By him the clouds drop richness, the deserts bloom and spring,
the hills leap up in gladness, the valleys laugh and sing.
He fills us with his fullness, all things with large increase;
he crowns the year with goodness, with plenty and with peace.
Not all theologians glory in the power of the human imagination. Swiss Theologian Karl Barth, for example, argues that Christian Faith comes directly from above, from Divine revelation, without the presence of any human element. He worries that the negative ideas of Ludwig Feuerbach and Sigmund Freud—that faith is nothing more than the projections of the human imagination—will undercut the realities of Faith. He has a point, but he over corrects and excludes human imagination from Christian Scripture, faith, and doctrine.
In contrast to Barth, Dean Nils Wilhelm Lund shows that the poetic element has a significant place in the Old and New Testaments Scriptures and in theology. Revelation and human creative responses intertwine seamlessly. Lund clarifies and establishes that Hebrew poetic and prose thought patterns shaped the literature of the New Testament. See his Chiasmus in the New Testament, Chapel Hill: University of North Carolina Press, 1942.

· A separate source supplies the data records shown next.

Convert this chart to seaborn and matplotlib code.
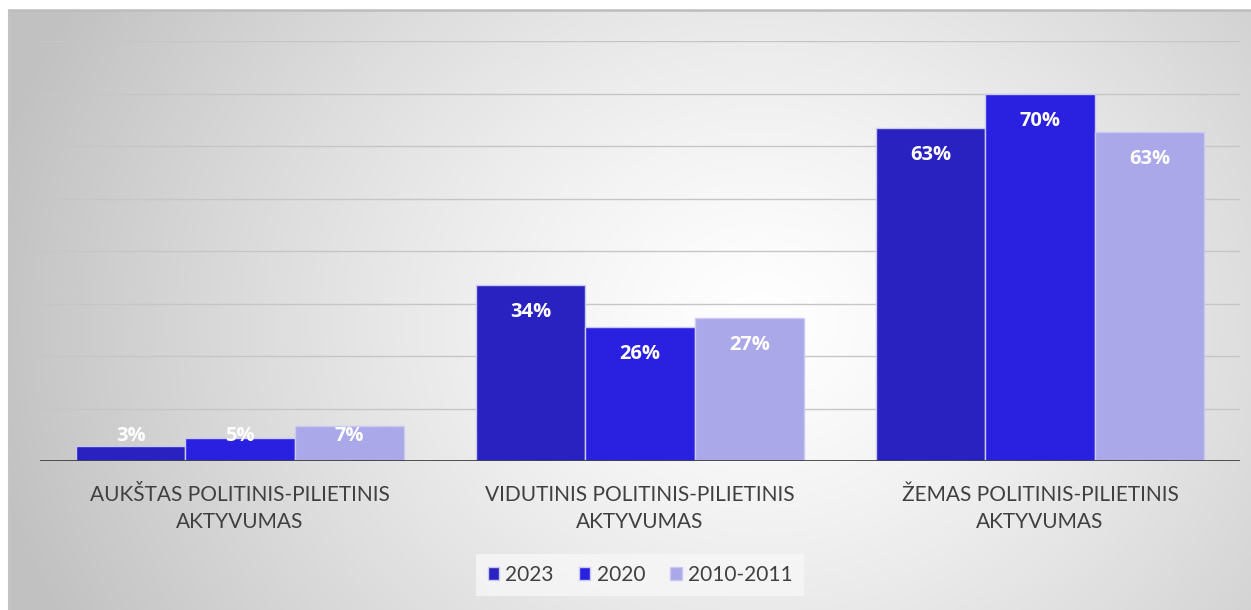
import numpy as np
import pandas as pd
import matplotlib
matplotlib.use("Agg")
import matplotlib.pyplot as plt
import seaborn as sns

# data
categories = ["AUKŠTAS POLITINIS-PILIETINIS\nAKTYVUMAS",
              "VIDUTINIS POLITINIS-PILIETINIS\nAKTYVUMAS",
              "ŽEMAS POLITINIS-PILIETINIS\nAKTYVUMAS"]
years = ["2023", "2020", "2010-2011"]
v2023 = [2.9, 33.5, 63.4]
v2020 = [4.4, 25.5, 69.9]
v2010 = [6.7, 27.2, 62.7]
labels2023 = ["3%", "34%", "63%"]
labels2020 = ["5%", "26%", "70%"]
labels2010 = ["7%", "27%", "63%"]
colors = ["#2a22c0", "#2a20e0", "#aaa8e8"]

rows = []
for yr, vals in zip(years, [v2023, v2020, v2010]):
    for c, v in zip(categories, vals):
        rows.append({"cat": c, "year": yr, "val": v})
df = pd.DataFrame(rows)

sns.set_style("white")
plt.rcParams["font.family"] = ["Lato", "DejaVu Sans"]

W, H = 1251, 610
fig = plt.figure(figsize=(W / 100, H / 100), dpi=100)
fig.patch.set_facecolor("white")

# radial grey background
bg = fig.add_axes([9 / W, 0, 1 - 9 / W, 600 / H])
bg.set_zorder(0)
xx, yy = np.meshgrid(np.arange(9, W), np.arange(10, H))
r = np.sqrt(((xx - 760) / 1.0) ** 2 + ((yy - 320) / 0.85) ** 2)
r = np.clip(r / 780, 0, 1)
g = 1 - 0.24 * r ** 1.3
bg.imshow(np.dstack([g, g, g]), aspect="auto", extent=[0, 1, 0, 1])
bg.axis("off")
fig.add_artist(plt.Line2D([9 / W, 1], [600 / H, 600 / H], color="#bdbdbd", lw=1.8))
fig.add_artist(plt.Line2D([9 / W, 9 / W], [0, 600 / H], color="#c4c4c4", lw=1.5))

ax = fig.add_axes([40 / W, (H - 461) / H, 1200 / W, 420 / H])
ax.set_zorder(1)
ax.patch.set_alpha(0)

sns.barplot(data=df, x="cat", y="val", hue="year", hue_order=years,
            palette=colors, saturation=1, width=0.82, edgecolor="#c9c9f2",
            linewidth=1, ax=ax, zorder=3)

ax.set_ylim(0, 80)
ax.set_xlim(-0.5, 2.5)
for yv in range(10, 90, 10):
    ax.axhline(yv, color="#c6c6c6", lw=1, zorder=1)
ax.axhline(0, color="#404040", lw=2, zorder=4)

for container, labs in zip(ax.containers, [labels2023, labels2020, labels2010]):
    for bar, lab in zip(container, labs):
        h = bar.get_height()
        ax.text(bar.get_x() + bar.get_width() / 2, max(h - 5.2, 4.8), lab,
                ha="center", va="center", color="white", fontsize=14.5,
                fontweight="bold", family=["Open Sans", "DejaVu Sans"], zorder=5)

for s in ax.spines.values():
    s.set_visible(False)
ax.set_yticks([])
ax.set_xlabel("")
ax.set_ylabel("")
ax.set_xticks(range(len(categories)))
ax.set_xticklabels(categories, linespacing=1.45)
ax.tick_params(axis="x", length=0, pad=17, labelsize=15, labelcolor="#404040")

handles, lbls = ax.get_legend_handles_labels()
ax.legend_.remove()
leg = fig.legend(handles, lbls, loc="center", bbox_to_anchor=(640 / W, 35 / H),
                 ncol=3, fontsize=15, frameon=True, facecolor="#f7f7f7",
                 edgecolor="none", fancybox=False, handlelength=0.55,
                 handleheight=0.55, handletextpad=0.3, columnspacing=1.2,
                 borderpad=0.55)
for t in leg.get_texts():
    t.set_color("#404040")

fig.savefig("out.png", dpi=100)
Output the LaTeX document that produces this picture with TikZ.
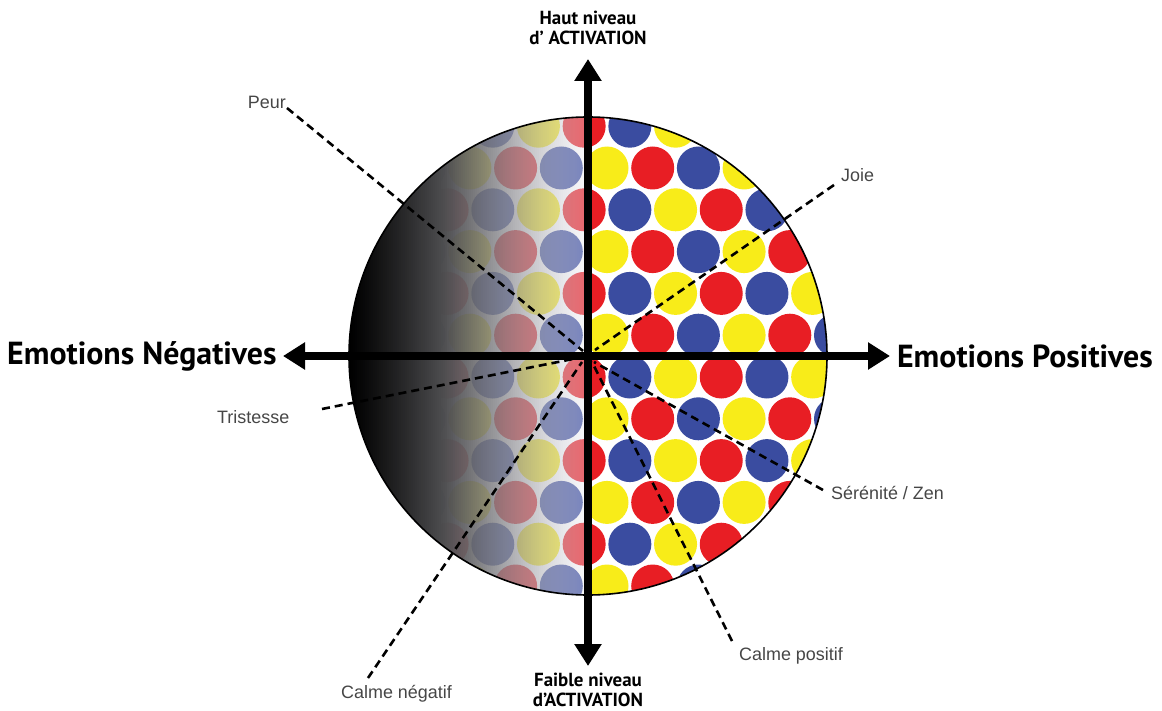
\documentclass[tikz,border=0pt]{standalone}
\usepackage{fontspec}
\setmainfont{Liberation Sans}
\newfontfamily\boldfont{PT Sans}[BoldFont={PT Sans Bold}]
\usetikzlibrary{arrows.meta}
\definecolor{cy}{RGB}{248,236,25}
\definecolor{cr}{RGB}{232,30,36}
\definecolor{cb}{RGB}{58,76,160}
\definecolor{lblgray}{RGB}{70,70,70}
\definecolor{veiltop}{RGB}{236,236,244}
\tikzset{
  dashline/.style={line width=2.6bp, dash pattern=on 8bp off 5bp},
  axisline/.style={line width=8bp, {Triangle[width=26bp,length=22bp]}-{Triangle[width=26bp,length=22bp]}},
  biglbl/.style={inner sep=0pt, font=\boldfont\bfseries\fontsize{32}{36}\selectfont},
  midlbl/.style={inner sep=0pt, align=center, font=\boldfont\bfseries\fontsize{19}{20.5}\selectfont},
  smalllbl/.style={inner sep=0pt, text=lblgray, font=\fontsize{18}{20}\selectfont},
  rim/.style={line width=1.6bp}
}
\begin{document}
\begin{tikzpicture}[x=1bp,y=-1bp]
\useasboundingbox (0,0) rectangle (1162,711);
\coordinate (C) at (588,356);
% dotted pattern
\begin{scope}
\clip (C) circle[radius=239];
\foreach \j in {-1,...,10}{
  \foreach \k in {-13,...,11}{
    \pgfmathtruncatemacro\pp{Mod(\k+\j,2)}
    \ifnum\pp=0
      \pgfmathtruncatemacro\cc{Mod((\k-3*(\j))/2,3)}
      \ifcase\cc \def\col{cy}\or \def\col{cr}\or \def\col{cb}\fi
      \fill[\col] (607+22.85*\k, 168+41.8*\j) circle[radius=21.5];
    \fi
  }
}
% dark veil over the negative half
\foreach \i in {0,...,119}{
  \pgfmathsetmacro\t{(\i+0.5)/120}
  \pgfmathsetmacro\g{min(1,\t^1.2)}
  \pgfmathsetmacro\pc{100*\g}
  \pgfmathsetmacro\a{1-0.65*(max(0,(\t-0.38)/0.62))^1.3}
  \fill[veiltop!\pc!black, opacity=\a] (349+2*\i,116) rectangle (351+2*\i,596);
}
\end{scope}
\draw[rim] (C) circle[radius=239];
% dashed emotion lines
\coordinate (peurA) at (287,108);   \coordinate (peurB) at (583,351);
\coordinate (joieA) at (834,185);   \coordinate (joieB) at (595,350);
\coordinate (tristA) at (322,409);  \coordinate (tristB) at (583,357);
\coordinate (zenA) at (823,490);    \coordinate (zenB) at (594,362);
\coordinate (cposA) at (732,641);   \coordinate (cposB) at (592,362);
\coordinate (cnegA) at (368,678);   \coordinate (cnegB) at (582,362);
\draw[dashline] (peurA) -- (peurB);
\draw[dashline] (joieA) -- (joieB);
\draw[dashline] (tristA) -- (tristB);
\draw[dashline] (zenA) -- (zenB);
\draw[dashline] (cposA) -- (cposB);
\draw[dashline] (cnegA) -- (cnegB);
% axes
\coordinate (T) at (588,59);
\coordinate (B) at (588,666);
\coordinate (L) at (283,356);
\coordinate (R) at (890,356);
\draw[axisline] (B) -- (T);
\draw[axisline] (L) -- (R);
% labels
\node[biglbl, anchor=west] (neg) at (7,356) {Emotions Négatives};
\node[biglbl, anchor=east] (pos) at (1153,356) {Emotions Positives};
\node[midlbl] (haut) at (588,28) {Haut niveau\\d’ ACTIVATION};
\node[midlbl] (faible) at (588,690) {Faible niveau\\d’ACTIVATION};
\node[smalllbl, anchor=east] (peur) at (286,102) {Peur};
\node[smalllbl, anchor=west] (joie) at (841,175) {Joie};
\node[smalllbl, anchor=west] (trist) at (217,417) {Tristesse};
\node[smalllbl, anchor=west] (zen) at (831,493) {Sérénité / Zen};
\node[smalllbl, anchor=west] (cpos) at (739,656) {Calme positif};
\node[smalllbl, anchor=west] (cneg) at (341,694) {Calme négatif};
\end{tikzpicture}
\end{document}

Whether or not there will ever be complete agreement on the type of music that is proper in the church, my point is that imaginative lyrics and symbols are powerful allies of Faith. Christian hymnals record some of the finest, classic, soul poetry of all time. The human imagination has been, and is, at work on many levels when we gather to sing in celebration of the grandeur and the grace of God. The faith of our fathers and mothers lives still in these old and new songs. In a secular age, such poetry is one way for the human spirit to find meaning, consolation, and belonging in life.